D.3.1. FMS NUMA Parameter NUMAFL

Data Type

Integer

Default Value

Description

This is the master flag for activating all the NonUniform Memory Access (NUMA) directives. You must set this parameter in the FMS License File in order to activate any of the NUMA technology. The following values are available:

0, Do not use NUMA technology.
1, Use NUMA technology for large problems.
2, Use NUMA technology for all problems.
   

This option will use NUMA technology even if the problem is so small that it results in using less than the number of processors.
This is mostly useful for debugging.

The NUMA directives discussed below are a powerful set of programming tools for achieving maximum performance. These are the directives which FMS uses internally to achieve peak performance. However, you may also use these directives in your own application.
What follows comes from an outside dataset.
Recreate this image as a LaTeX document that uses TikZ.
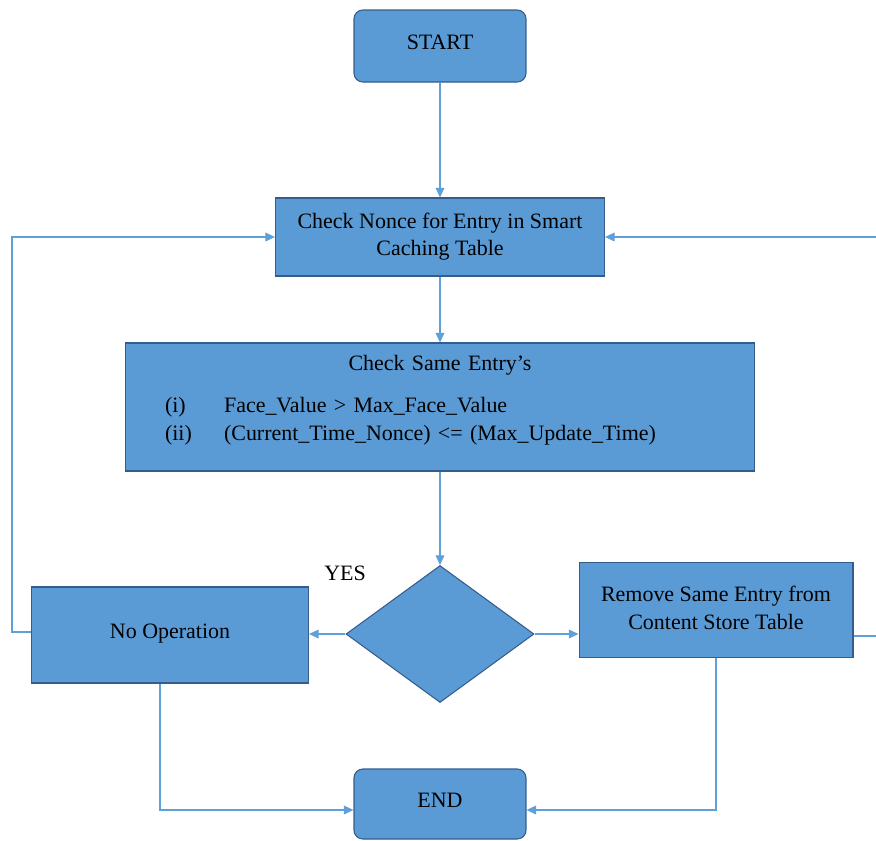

Many of the NUMA features used by FMS work best when the machine is dedicated to FMS applications. This may be a single application or multiple applications where each one is explicitly placed. Running more than one application on a group of processors, or letting the operating system schedule other tasks on top of a FMS NUMA job may significantly degrade performance.

The fundamental building block of a NUMA machine is the "node". Within the node, all processing cores share a common memory with high-speed uniform access. This may be a single multi-core processor or multiple processors each having multiple cores. Programming at this level is similar to Symmetric MultiProcessor (SMP) programming techniques. The FMS Parameter NPNODE defines the number of processors per node. It defaults to a value appropriate for your machine.

The number of nodes NUMNOD is obtained by dividing the total number of processing cores being used MAXCPU by the number of processors per node NPNODE. This parameter is automatically computed by FMS.

In order to achieve peak performance on a NUMA machine, the software must maximize references to local memory and minimize references to remote memory. This requires close coordination between which processor runs the thread and where the memory is placed. In addition, the software must be designed to distribute the data in a fashion similar to programming techniques used on distributed memory computers.

To achieve peak performance, FMS implements the following features:

Memory Placement

When FMS places memory using NUMA directives, the requested memory is dealt out round robin among the nodes using a stride that is specified by the FMS Parameter MAXLMD. For example, the records used to hold matrix data use a stride that evenly distributes the record among the number of nodes being used for the problem. If you allocate memory for your application using one of the FMS memory management routines FMSIMG, FMSRMG or FMSCMG, and make the call from the parent, your memory will be distributed according to the specified value of MAXLMD. If you call the FMS memory management routines to allocate memory from a child thread, all the memory requested will be allocated on the node where that thread is running. You may also allocate memory and place it on each node with a single call from the parent using FMSILG, FMSRLG or FMSCLG. This provides a simple, yet effective way for you to control where your data resides on the NUMA machine.

For some applications, a single distribution of data will be optimal for the entire job. Most FMS applications, however, go through different phases, with each phase requiring a different data distribution. For example, an application may form matrix data, factor, solve and process results as distinct phases. FMS includes the Parameter MDWHEN that controls when the memory is placed. When the NUMA flag is set, memory is placed as it is required. When the NUMA flag is not set, all the memory is allocated once at the beginning.

Thread Binding

FMS includes options for attaching each thread to an individual processing core or any processing core on the node. The NUMAFX Parameter controls these options. When the NUMA flag is set, this parameter automatically defaults to the optimum value for each machine.

The threads are placed in increasing order, starting on processing core MYCPU1 (1 is the first CPU core in the machine), and continuing for MAXCPU processing cores. You may obtain the thread number MYCPU of a subroutine you have running in parallel by calling FMSIGT('MYNODE', MYCPU). Knowing the thread number and how the memory was distributed, you can determine what calculations should be performed on the local data.

One simple case is filling a matrix. First, you call the routine that fills the matrix in parallel using FMSPAR. At the beginning of the subroutine, you find out what thread you are by calling FMSIGT ('MYNODE', MYCPU). Next, you call one or more of the FMS memory management routines FMSIMG, FMSRMG or FMSCMG to allocate memory for your data. Because these routines are being called from a thread, they will automatically allocate the memory on the local node. After performing your part of the computation, you return the memory and return from your subroutine.